しかし、新生児のアプガースコアは1/2点で、新生児仮死の状態でした。
 総合病院の小児科医師が来院し、救命措置を行い、転院となり、重症新生児仮死、低酸素性虚血性脳症等と診断されました。今後も、自発的運動が出るのは困難と考えられています。
分娩の経過を見ていて驚いたのは、未明の時刻以降、助産師が胎児心拍数陣痛図を装着しているものの、波形の記録(経時的なプリントアウト)を行っていなかったことでした。
 産婦人科診療ガイドラインを引用するまでもなく、分娩時においては、胎児心拍数陣痛図を監視すること、つまり、胎児が健やかであるかどうか、健康を損なう状態に至っていないかを知るために波形を見て、継続的に安全を確認していくこと、危険が生じたら医師に報告し帝王切開等の選択肢を確保する必要があることは常識です。
 特に、胎児には臍帯が首に2回巻絡していることが事前に分かっていたので、より慎重な対応が求められており、波形の記録を省略するとは信じられない対応でした。
 胎児の健康状態に対する慎重な観察と評価、対応がなされれば、新生児仮死に至ることは十分に避けられました。
 産科医療補償制度の申請手続きが完了した後、2023年夏に産婦人科に聴取にうかがい、その10月に請求書を送付しました。
2024年8月に、産科医療補償制度から既に受領した額を含めると、総額1億4850万円となる額での示談提案を受け、9月に示談に至りました。
 産科医療補償制度が開始した後での産婦人科の事件は初めて担当しました。
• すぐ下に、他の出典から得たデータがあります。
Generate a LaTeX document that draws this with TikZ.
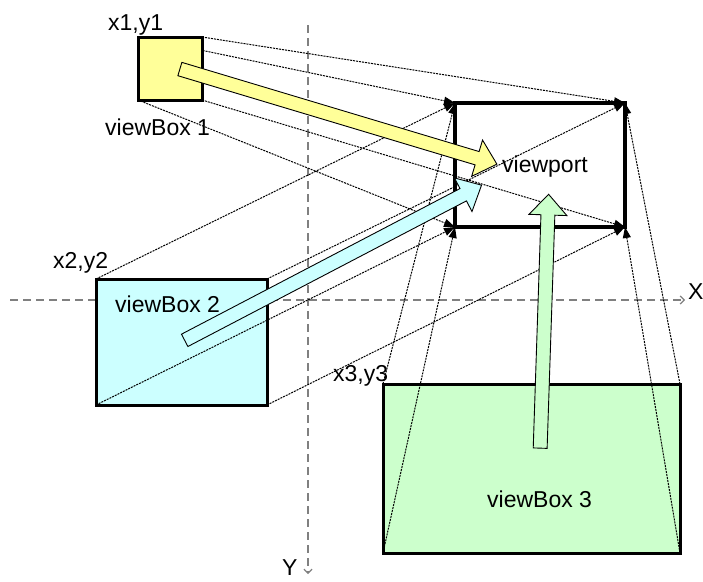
\documentclass[tikz,border=0pt]{standalone}
\usepackage{fontspec}
\setmainfont{Liberation Sans}
\usetikzlibrary{arrows.meta,shapes.arrows,backgrounds}

\definecolor{boxyellow}{HTML}{FFFF99}
\definecolor{boxcyan}{HTML}{CCFFFF}
\definecolor{boxgreen}{HTML}{CCFFCC}

\begin{document}
\begin{tikzpicture}[x=1pt, y=-1pt,
    box/.style={draw, line width=3pt, inner sep=0pt, outer sep=0pt},
    proj/.style={line width=1pt, dash pattern=on 2pt off 1pt, -{Triangle[length=11pt,width=8pt]}},
    axis/.style={gray, line width=1.2pt, dash pattern=on 8pt off 5pt, -{Straight Barb[length=4pt,width=8pt]}},
    bigarrow/.style={single arrow, draw, line width=0.9pt, inner xsep=0pt, inner ysep=6.5pt,
        single arrow head extend=12pt, single arrow tip angle=85},
    lbl/.style={font=\fontsize{23}{27}\selectfont, inner sep=0pt, anchor=base west}]
    \useasboundingbox (0,0) rectangle (703,581);

    % Boxes
    \node[box, fill=boxyellow, minimum width=64pt, minimum height=63pt] (vb1) at (170,68.5) {};
    \node[box, fill=boxcyan, minimum width=171pt, minimum height=126pt] (vb2) at (181.5,342) {};
    \node[box, fill=boxgreen, minimum width=297pt, minimum height=169pt] (vb3) at (531.5,468.5) {};
    \node[box, line width=4pt, minimum width=170pt, minimum height=124pt] (vp) at (540,165) {};

    % Axes and the lines of viewBox 1 go behind the boxes
    \coordinate (xstart) at (10,300);
    \coordinate (xend) at (685,300);
    \coordinate (ystart) at (308,25);
    \coordinate (yend) at (308,574);
    \begin{scope}[on background layer]
        \draw[axis] (xstart) -- (xend);
        \draw[axis] (ystart) -- (yend);
        \foreach \c in {north west, north east, south west, south east}
            \draw[proj] (vb1.\c) -- (vp.\c);
    \end{scope}

    % Lines of viewBox 2 and 3
    \foreach \v in {vb2, vb3}
        \foreach \c in {north west, north east, south west, south east}
            \draw[proj] (\v.\c) -- (vp.\c);

    % Big arrows
    \node[bigarrow, fill=boxyellow, minimum height=331pt, rotate=-16.7] (arr1) at (334.75,115.5) {};
    \node[bigarrow, fill=boxcyan, minimum height=335pt, rotate=27.6] (arr2) at (329.75,264.5) {};
    \node[bigarrow, fill=boxgreen, minimum height=254pt, rotate=88.1] (arr3) at (544.25,325) {};

    % Labels
    \node[lbl] (l1) at (108,30) {x1,y1};
    \node[lbl] (n1) at (105,135) {viewBox 1};
    \node[lbl] (l2) at (53,268) {x2,y2};
    \node[lbl] (n2) at (115,312) {viewBox 2};
    \node[lbl] (l3) at (333,381) {x3,y3};
    \node[lbl] (n3) at (487,507) {viewBox 3};
    \node[lbl] (nvp) at (502,172) {viewport};
    \node[lbl] (ylbl) at (282,575) {Y};
    \node[lbl] (xlbl) at (688,299) {X};
\end{tikzpicture}
\end{document}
この制度には産婦人科医の協力が不可欠なため、調査はしばらく待機する形となり、後遺障害の調査を進めました。産科医療補償制度では、原因分析で、専門性に基づく誠実な報告がなされ、感銘を受けました。
 私は、過去に危険な波形の見落としの事故(有責で訴訟上の和解)は経験したことがありますが、そもそも、「目の前を全く見ない約80分の脇見運転」のような、波形を全くみない分娩は想像もしていませんでした。
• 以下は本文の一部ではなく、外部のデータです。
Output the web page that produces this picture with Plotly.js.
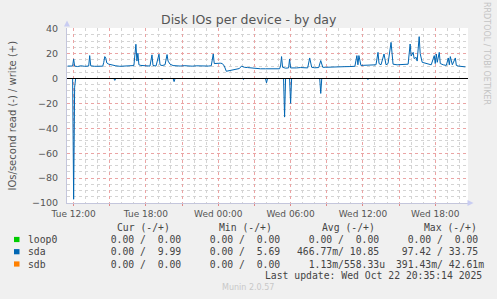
<!DOCTYPE html>
<html><head><meta charset="utf-8">
<script src="https://cdn.plot.ly/plotly-3.0.1.min.js"></script>
<style>html,body{margin:0;padding:0;background:#f0f0f0;}#chart{width:497px;height:299px;}</style>
</head><body><div id="chart"></div>
<script>
// ---------- data ----------
const sdaWriteTimes = [
"2025-10-21 11:30","2025-10-21 11:45","2025-10-21 11:55","2025-10-21 12:00","2025-10-21 12:05","2025-10-21 12:20","2025-10-21 12:35","2025-10-21 12:55",
"2025-10-21 13:15","2025-10-21 13:20","2025-10-21 13:25","2025-10-21 13:45","2025-10-21 14:05","2025-10-21 14:25","2025-10-21 14:30","2025-10-21 14:35",
"2025-10-21 14:40","2025-10-21 14:45","2025-10-21 14:55","2025-10-21 15:15","2025-10-21 15:30","2025-10-21 15:50","2025-10-21 16:10","2025-10-21 16:30",
"2025-10-21 16:50","2025-10-21 17:00","2025-10-21 17:10","2025-10-21 17:15","2025-10-21 17:20","2025-10-21 17:25","2025-10-21 17:35","2025-10-21 18:00",
"2025-10-21 18:20","2025-10-21 18:30","2025-10-21 18:35","2025-10-21 18:50","2025-10-21 19:05","2025-10-21 19:10","2025-10-21 19:20","2025-10-21 19:35",
"2025-10-21 19:45","2025-10-21 19:50","2025-10-21 20:00","2025-10-21 20:15","2025-10-21 20:30","2025-10-21 20:50","2025-10-21 21:10","2025-10-21 21:30",
"2025-10-21 21:50","2025-10-21 22:10","2025-10-21 22:30","2025-10-21 22:50","2025-10-21 23:10","2025-10-21 23:25","2025-10-21 23:35","2025-10-21 23:40",
"2025-10-21 23:55","2025-10-22 00:10","2025-10-22 00:20","2025-10-22 00:30","2025-10-22 00:40","2025-10-22 00:50","2025-10-22 01:05","2025-10-22 01:15",
"2025-10-22 01:30","2025-10-22 01:45","2025-10-22 01:55","2025-10-22 02:10","2025-10-22 02:25","2025-10-22 02:40","2025-10-22 03:05","2025-10-22 03:30",
"2025-10-22 03:55","2025-10-22 04:20","2025-10-22 04:45","2025-10-22 05:05","2025-10-22 05:10","2025-10-22 05:15","2025-10-22 05:20","2025-10-22 05:35",
"2025-10-22 05:50","2025-10-22 05:55","2025-10-22 06:00","2025-10-22 06:10","2025-10-22 06:30","2025-10-22 06:50","2025-10-22 07:10","2025-10-22 07:25",
"2025-10-22 07:35","2025-10-22 07:45","2025-10-22 08:00","2025-10-22 08:20","2025-10-22 08:30","2025-10-22 08:40","2025-10-22 08:55","2025-10-22 09:15",
"2025-10-22 09:40","2025-10-22 10:05","2025-10-22 10:30","2025-10-22 10:55","2025-10-22 11:20","2025-10-22 11:30","2025-10-22 11:35","2025-10-22 11:40",
"2025-10-22 11:50","2025-10-22 12:05","2025-10-22 12:25","2025-10-22 12:45","2025-10-22 13:05","2025-10-22 13:15","2025-10-22 13:20","2025-10-22 13:30",
"2025-10-22 13:45","2025-10-22 13:55","2025-10-22 14:05","2025-10-22 14:20","2025-10-22 14:25","2025-10-22 14:30","2025-10-22 14:50","2025-10-22 15:10",
"2025-10-22 15:30","2025-10-22 15:45","2025-10-22 15:55","2025-10-22 16:00","2025-10-22 16:10","2025-10-22 16:15","2025-10-22 16:25","2025-10-22 16:30",
"2025-10-22 16:40","2025-10-22 16:45","2025-10-22 16:55","2025-10-22 17:10","2025-10-22 17:25","2025-10-22 17:40","2025-10-22 17:55","2025-10-22 18:00",
"2025-10-22 18:05","2025-10-22 18:10","2025-10-22 18:20","2025-10-22 18:25","2025-10-22 18:40","2025-10-22 18:55","2025-10-22 19:05","2025-10-22 19:10",
"2025-10-22 19:15","2025-10-22 19:25","2025-10-22 19:40","2025-10-22 19:45","2025-10-22 19:55","2025-10-22 20:10","2025-10-22 20:25","2025-10-22 20:30"
];
const sdaWriteValues = [
10.0,9.8,10.0,15.7,10.0,9.6,10.2,9.8,
10.0,18.4,10.2,9.8,10.0,9.9,13,17.6,
16.5,12.5,11.5,10.5,10.2,9.8,10.0,10.0,
9.9,10.4,27.5,14,20.3,11,10.5,10.2,
10.0,19,10.5,10.0,19.5,11,10.4,11,
19.2,14,11.5,10.4,10.2,10.0,10.3,10.0,
9.9,10.2,10.0,9.8,10.0,10.2,19.7,12,
12.3,12.3,12.0,10.0,5.8,6.2,7.0,6.8,
7.7,8.0,9.9,9.0,8.8,8.5,8.0,7.8,
7.8,7.8,7.8,7.8,10,17.6,9,8.3,
8.5,15.7,8.5,8.3,8.5,8.8,8.6,8.5,
16.5,9,8.6,8.8,14.4,9,9.0,9.2,
9.3,9.5,9.5,9.6,9.8,18.4,11,18.4,
10.5,10.6,10.8,10.5,11,21,12,11,
19.7,11,12,29,16,11.5,11.0,11.2,
11.0,11.5,27.7,18,21,16,17,14,
33.6,20,13,12.3,11.5,11,18.4,12,
19.7,13,21,12,11,10.5,16.5,11,
17.6,11,16.5,10.5,10.0,9.6,9.2,9.3
];
const sdaReadTimes = [
"2025-10-21 11:30","2025-10-21 11:55","2025-10-21 12:00","2025-10-21 12:05","2025-10-21 12:10",
"2025-10-21 15:20","2025-10-21 15:25","2025-10-21 15:30",
"2025-10-21 16:40","2025-10-21 16:45","2025-10-21 16:50",
"2025-10-21 19:15","2025-10-21 19:20","2025-10-21 19:25",
"2025-10-21 20:15","2025-10-21 20:20","2025-10-21 20:25",
"2025-10-22 02:00","2025-10-22 02:05","2025-10-22 02:10",
"2025-10-22 03:55","2025-10-22 04:00","2025-10-22 04:05",
"2025-10-22 05:25","2025-10-22 05:30","2025-10-22 05:35",
"2025-10-22 05:55","2025-10-22 06:00","2025-10-22 06:05",
"2025-10-22 08:25","2025-10-22 08:30","2025-10-22 08:35",
"2025-10-22 12:20","2025-10-22 12:25","2025-10-22 12:30",
"2025-10-22 20:30"
];
const sdaReadValues = [
0,0,97,7,0,
0,1.5,0,
0,0.5,0,
0,0.8,0,
0,2.5,0,
0,0.8,0,
0,3.5,0,
0,31,0,
0,20,0,
0,12,0,
0,0.8,0,
0
];
const flatTimes = ["2025-10-21 11:30","2025-10-22 20:30"];
const loop0Read = [0,0], loop0Write = [0,0];
const sdbRead = [0,0], sdbWrite = [0,0];

const seriesNames = ["loop0","sda","sdb"];
const curText = ["  0.00 /  0.00 ","  0.00 /  9.99 ","  0.00 /  0.00 "];
const minText = ["  0.00 /  0.00 ","  0.00 /  5.69 ","  0.00 /  0.00 "];
const avgText = ["  0.00 /  0.00 ","466.77m/ 10.85 ","  1.13m/558.33u"];
const maxText = ["  0.00 /  0.00 "," 97.42 / 33.75 ","391.43m/ 42.61m"];
const headerText = ["Cur (-/+)","Min (-/+)","Avg (-/+)","Max (-/+)"];
const lastUpdate = "Last update: Wed Oct 22 20:35:14 2025";
const xRange = ["2025-10-21 11:27","2025-10-22 20:43"];
const zeroLineValues = [0,0];

// ---------- styles / layout helpers ----------
const colors = ["#00CC00","#0066B3","#FF8000"];
const W=497,H=299, L=67, R=468, T=28, B=203;
const px = x => (x-L)/(R-L);
const py = y => (B-y)/(B-T);
const nb = s => s.replace(/ /g,"\u00a0");
const neg = a => a.map(v=>-v);

const lineTrace = (x,y,c)=>({x:x,y:y,type:"scatter",mode:"lines",line:{color:c,width:1},hoverinfo:"skip",showlegend:false});
const traces = [
  lineTrace(flatTimes, neg(loop0Read), colors[0]),
  lineTrace(flatTimes, loop0Write, colors[0]),
  lineTrace(sdaReadTimes, neg(sdaReadValues), colors[1]),
  lineTrace(sdaWriteTimes, sdaWriteValues, colors[1]),
  lineTrace(flatTimes, neg(sdbRead), colors[2]),
  lineTrace(flatTimes, sdbWrite, colors[2]),
  lineTrace(xRange, zeroLineValues, "#000000")
];

const txtColor="#555555";
const ann = [];
const A = (text,x,y,opt)=>ann.push(Object.assign({text:text,x:px(x),y:py(y),xref:"paper",yref:"paper",showarrow:false,borderpad:0,xanchor:"left",yanchor:"middle",font:{family:"DejaVu Sans Mono",size:9.75,color:"#444"}},opt||{}));

A("Disk IOs per device - by day",248.5,19.5,{xanchor:"center",font:{family:"DejaVu Sans",size:12.5,color:txtColor}});
A("IOs/second read (-) / write (+)",12,115.5,{xanchor:"center",textangle:-90,font:{family:"DejaVu Sans",size:10,color:txtColor}});
A("RRDTOOL / TOBI OETIKER",487,53,{xanchor:"center",textangle:90,font:{family:"DejaVu Sans",size:8,color:"#c4c4c4"}});
const headX=[116,218.3,320.7,422.7];
headerText.forEach((h,i)=>A(nb(h),headX[i],227.7));
const rowY=[239.5,251.7,264];
const cols=[curText,minText,avgText,maxText];
const shapes=[];
seriesNames.forEach((n,r)=>{
  A(n,27,rowY[r]);
  cols.forEach((c,k)=>A(nb(c[r]),98.3+99*k,rowY[r]));
  shapes.push({type:"rect",xref:"paper",yref:"paper",x0:px(14),x1:px(19.5),y0:py(rowY[r]-2.6),y1:py(rowY[r]+2.6),fillcolor:colors[r],line:{width:0},layer:"above"});
});
A(nb(lastUpdate),483,275.7,{xanchor:"right"});
A("Munin 2.0.57",247.5,287.7,{xanchor:"center",font:{family:"DejaVu Sans",size:8,color:"#c8c8c8"}});

// arrows
const tri=(pts)=>"M"+pts.map(p=>px(p[0])+","+py(p[1])).join(" L")+" Z";
shapes.push({type:"path",xref:"paper",yref:"paper",path:tri([[67,20.5],[64,26.5],[70,26.5]]),fillcolor:"#c8ccf2",line:{width:0}});
shapes.push({type:"path",xref:"paper",yref:"paper",path:tri([[473.5,203],[467.5,200],[467.5,206]]),fillcolor:"#c8ccf2",line:{width:0}});

// minor grid positions (skip those on major lines)
const yMinor=[]; for(let v=-95; v<40; v+=5){ if(v%20!==0) yMinor.push(v); }
const xMinor=[]; { const t0=Date.parse("2025-10-21T11:00:00Z"); for(let h=0; h<35; h++){ if((h+11-12)%3!==0){ const d=new Date(t0+h*3600000).toISOString().slice(0,16).replace("T"," "); xMinor.push(d);} } }

const layout = {
  width:W,height:H,
  margin:{l:L,r:W-R,t:T,b:H-B,pad:0},
  paper_bgcolor:"#f0f0f0",plot_bgcolor:"#ffffff",
  showlegend:false,
  xaxis:{type:"date",range:xRange,
    tickmode:"linear",tick0:"2025-10-21 12:00",dtick:3*3600000,ticklabelstep:2,tickformat:"%a %H:%M",
    showgrid:true,gridcolor:"#eba4a4",griddash:"dot",gridwidth:1,
    ticks:"outside",ticklen:2,tickcolor:"#e08888",
    tickfont:{family:"DejaVu Sans",size:9,color:txtColor},
    showline:true,linecolor:"#c4c6dc",linewidth:1,zeroline:false,fixedrange:true,
    minor:{tickmode:"array",tickvals:xMinor,showgrid:true,gridcolor:"#d4d4d4",griddash:"dot",gridwidth:1,ticks:""}
  },
  yaxis:{range:[-100,40.56],tickmode:"linear",tick0:0,dtick:20,
    showgrid:true,gridcolor:"#eba4a4",griddash:"dot",gridwidth:1,
    ticks:"",ticklabelstandoff:6,
    tickfont:{family:"DejaVu Sans",size:9.5,color:txtColor},
    showline:true,linecolor:"#c4c6dc",linewidth:1,zeroline:false,fixedrange:true,
    minor:{tickmode:"array",tickvals:yMinor,showgrid:true,gridcolor:"#d4d4d4",griddash:"dot",gridwidth:1,ticks:""}
  },
  annotations:ann,shapes:shapes
};
Plotly.newPlot("chart",traces,layout,{staticPlot:true,displayModeBar:false});
</script>
</body></html>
 かけがえのない出産に対して、産婦人科には、一つの症例に過ぎないという意識がなかったでしょうか。本人だけでなく、両親やそのほかの家族も含めたたくさんのひとの人生を変えてしまうような重大な結果と比較して、助産師の方の緊張感のなさには言葉が見つかりません。医療機関全体で、きちんと安全な体制が確保されるべきものと思いました。